§ Problem details
Could the lines from the start of the data through the line with "yticks = [0, 5, 10, 15, 20, 25, 30, 35]" be set down exactly, with no pictures among them?
◆ ◆ ◆
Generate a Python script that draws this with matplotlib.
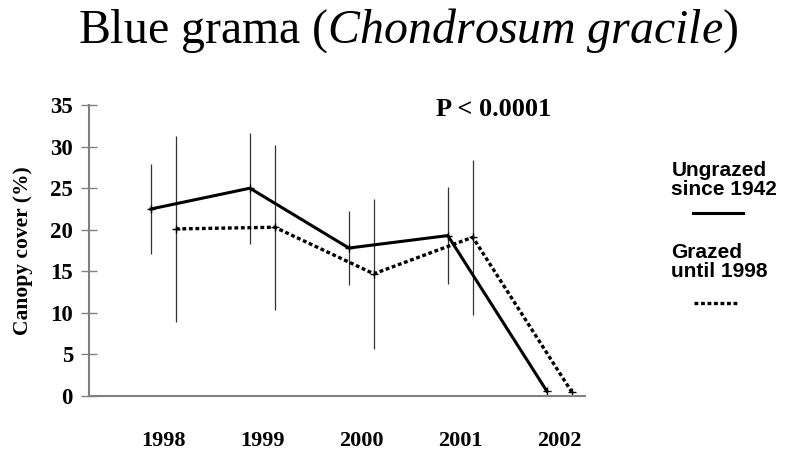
import matplotlib
matplotlib.use("Agg")
import matplotlib.pyplot as plt
import numpy as np

years = ["1998", "1999", "2000", "2001", "2002"]
ungrazed = [22.5, 25.0, 17.8, 19.3, 0.6]
ungrazed_err = [5.4, 6.7, 4.5, 5.8, 0.0]
grazed = [20.1, 20.3, 14.7, 19.1, 0.5]
grazed_err = [11.2, 9.9, 9.0, 9.35, 0.0]
yticks = [0, 5, 10, 15, 20, 25, 30, 35]

plt.rcParams['mathtext.fontset'] = 'custom'
plt.rcParams['mathtext.rm'] = 'Liberation Serif'
plt.rcParams['mathtext.it'] = 'Liberation Serif:italic'

serif = ["Liberation Serif", "DejaVu Serif"]
sans = ["Liberation Sans", "DejaVu Sans"]

fig = plt.figure(figsize=(7.87, 4.51), dpi=100)
ax = fig.add_axes([0.113, 0.122, 0.630, 0.645])

x = np.arange(len(years))
off = 0.126
x1 = x - off
x2 = x + off

ax.errorbar(x1, ungrazed, yerr=ungrazed_err, fmt='none', ecolor='#333333', elinewidth=0.9, capsize=0)
ax.errorbar(x2, grazed, yerr=grazed_err, fmt='none', ecolor='#333333', elinewidth=0.9, capsize=0)
ax.plot(x1, ungrazed, color='black', lw=2.2, marker='+', ms=6, mew=1)
ax.plot(x2, grazed, color='black', lw=2.4, linestyle=(0, (1.15, 0.8)), marker='+', ms=6, mew=1)

ax.set_xlim(-0.753, 4.258)
ax.set_ylim(0, 35)
ax.set_yticks(yticks)
ax.set_yticklabels([str(t) for t in yticks], family=serif, fontweight='bold', fontsize=16.5)
ax.set_xticks(x)
ax.set_xticklabels(years, family=serif, fontweight='bold', fontsize=16)
ax.tick_params(axis='x', length=0, pad=25)
ax.tick_params(axis='y', direction='inout', length=11, width=1, color='#808080', pad=6)

for s in ['top', 'right']:
    ax.spines[s].set_visible(False)
for s in ['left', 'bottom']:
    ax.spines[s].set_color('#808080')
    ax.spines[s].set_linewidth(1.5)

ax.set_ylabel("Canopy cover (%)", family=serif, fontweight='bold', fontsize=15.5)
ax.yaxis.set_label_coords(-0.113, 0.5)

fig.text(0.518, 0.933, "Blue grama ($\\it{Chondrosum\\ gracile}$)", family=serif, fontsize=34.5,
         ha='center', va='center')

ax.text(0.817, 0.986, "P < 0.0001", transform=ax.transAxes, family=serif, fontweight='bold',
        fontsize=19, ha='center', va='center')

fig.text(0.853, 0.601, "Ungrazed\nsince 1942", family=sans, fontweight='bold', fontsize=15,
         ha='left', va='center', linespacing=0.95)
fig.lines.append(plt.Line2D([0.881, 0.944], [0.528, 0.528], transform=fig.transFigure,
                            color='black', lw=2.2))
fig.text(0.853, 0.419, "Grazed\nuntil 1998", family=sans, fontweight='bold', fontsize=15,
         ha='left', va='center', linespacing=0.95)
fig.lines.append(plt.Line2D([0.882, 0.938], [0.328, 0.328], transform=fig.transFigure,
                            color='black', lw=2.4, linestyle=(0, (1.15, 0.8))))

fig.savefig("out.png", dpi=100)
◆ ◆ ◆
§ Answer below
Generate a Python script that draws this with matplotlib.
import matplotlib
matplotlib.use("Agg")
import matplotlib.pyplot as plt
import numpy as np

years = ["1998", "1999", "2000", "2001", "2002"]
ungrazed = [22.5, 25.0, 17.8, 19.3, 0.6]
ungrazed_err = [5.4, 6.7, 4.5, 5.8, 0.0]
grazed = [20.1, 20.3, 14.7, 19.1, 0.5]
grazed_err = [11.2, 9.9, 9.0, 9.35, 0.0]
yticks = [0, 5, 10, 15, 20, 25, 30, 35]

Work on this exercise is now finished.